In day trading, given that the time frame is so short, there is little room for error. This means it is more essential than ever that you stick to your trading plan and your trading rules. Mistakes on these shorter time frames can be costlier, especially because these errors could also happen very frequently, given the frequency of trading. This in itself can have a very damaging impact on your profits. So, it is worth thinking hard whether this is the route you want to go down. Do you have the time? Are your personality traits akin with this type of trading?
Volatility refers to the size of market movements. It is impossible to make any gains from a sideways moving market. And less so when you are trying to make multiple gains in a day.
The need for high volatility suddenly means that the number of markets available for you to trade has decreased significantly. Also, be aware that each pair will also have varying volatility depending on the session. For example, GBP/USD will be quieter, with less liquidity during the Asian session, rather the London or New York Session.
Liquidity refers to the volume in the market. When there is good liquidity, the chances are you will get a precise fill. However, when liquidity is lower, fills aren’t always spot on the order price. For day traders, a slip on a fill can make the difference between a successful trading day or not.
Therefore, when choosing forex pairs to trade, chose volatile pairs with good liquidity and know when in the session you can expect to have more or less liquidity.
Let’s take a brief look at one of the most popular day trading strategy, scalping
Scalping– this strategy looks to book profits on the smallest of prices changes. There is no time to do a proper analysis on each trade. Traders often scalp on a gut feeling that the trade will go up or down. Scalpers often trade many times in one minute, the idea being to make lots of little profits. High frequency trading is needed to balance out the small reward from each trade. And most importantly you must have a tight risk management system otherwise one loss can wipe out all the smaller profits.

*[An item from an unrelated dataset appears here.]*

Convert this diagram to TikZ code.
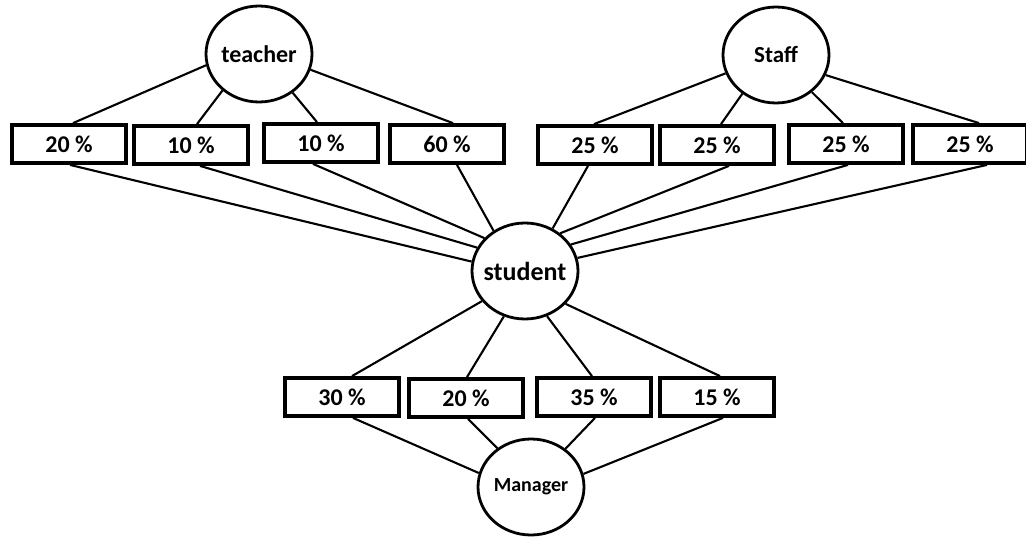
\documentclass[tikz,border=0pt]{standalone}
\usepackage{fontspec}
\setmainfont{Carlito}
\usetikzlibrary{shapes.geometric}
\begin{document}
\begin{tikzpicture}[x=1pt,y=-1pt,
  actor/.style={draw,ellipse,line width=2.8pt,minimum width=106pt,minimum height=96pt,inner sep=0pt},
  actortext/.style={font=\bfseries\fontsize{#1}{#1}\selectfont,inner sep=0pt},
  pct/.style={draw,rectangle,line width=3.8pt,minimum width=114pt,minimum height=38pt,inner sep=0pt,font=\bfseries\fontsize{24}{26}\selectfont},
  link/.style={line width=2.1pt}]
\useasboundingbox (0,0) rectangle (1026,538);
% actors (label kept separate so the ellipse keeps its size)
\node[actor,label={[actortext=24]center:teacher}] (teacher) at (259,54) {};
\node[actor,label={[actortext=23]center:Staff}] (staff) at (776,55) {};
\node[actor,label={[actortext=26]center:student}] (student) at (525,271) {};
\node[actor,label={[actortext=20]center:Manager}] (manager) at (531,487) {};
% teacher boxes
\node[pct] (t1) at (69,144) {20 \%};
\node[pct] (t2) at (191,145) {10 \%};
\node[pct] (t3) at (321,143) {10 \%};
\node[pct] (t4) at (447,144) {60 \%};
% staff boxes
\node[pct] (s1) at (595,145) {25 \%};
\node[pct] (s2) at (717,145) {25 \%};
\node[pct] (s3) at (846,144) {25 \%};
\node[pct] (s4) at (970,144) {25 \%};
% manager boxes
\node[pct] (m1) at (342,397) {30 \%};
\node[pct] (m2) at (466,398) {20 \%};
\node[pct] (m3) at (594,397) {35 \%};
\node[pct] (m4) at (717,397) {15 \%};
% teacher -> boxes
\draw[link] (teacher.192) -- ([xshift=4pt]t1.north);
\draw[link] (teacher.225) -- ([xshift=6pt]t2.north);
\draw[link] (teacher.311) -- ([xshift=-4pt]t3.north);
\draw[link] (teacher.343) -- ([xshift=6pt]t4.north);
% staff -> boxes
\draw[link] (staff.200) -- ([xshift=-1pt]s1.north);
\draw[link] (staff.229) -- ([xshift=4pt]s2.north);
\draw[link] (staff.314) -- ([xshift=-3pt]s3.north);
\draw[link] (staff.338) -- ([xshift=9pt]s4.north);
% boxes -> student
\draw[link] ([xshift=1pt]t1.south) -- (student.170);
\draw[link] ([xshift=9pt]t2.south) -- (student.154);
\draw[link] ([xshift=-8pt]t3.south) -- (student.141);
\draw[link] ([xshift=10pt]t4.south) -- (student.128);
\draw[link] ([xshift=-7pt]s1.south) -- (student.57);
\draw[link] ([xshift=12pt]s2.south) -- (student.47);
\draw[link] ([xshift=2pt]s3.south) -- (student.30);
\draw[link] ([xshift=17pt]s4.south) -- (student.14);
% student -> manager boxes
\draw[link] (student.215) -- ([xshift=10pt]m1.north);
\draw[link] (student.245) -- ([xshift=1pt]m2.north);
\draw[link] (student.296) -- ([xshift=-2pt]m3.north);
\draw[link] (student.321) -- ([xshift=3pt]m4.north);
% manager boxes -> manager
\draw[link] ([xshift=11pt]m1.south) -- (manager.165);
\draw[link] ([xshift=2pt]m2.south) -- (manager.131);
\draw[link] ([xshift=1pt]m3.south) -- (manager.48);
\draw[link] ([xshift=6pt]m4.south) -- (manager.14);
\end{tikzpicture}
\end{document}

Execution speed is essential for this strategy so its important that you think carefully about which forex broker you will use. Slow execution and you’ve missed your opportunity. Using a true ECN broker meaning that its pricing, spreads and execution are second to none. Whilst there are some brokers, which don’t like their clients scalping,look for a renowned forex broker, which encourages its clients to use the trading strategy which bests suits them, the client.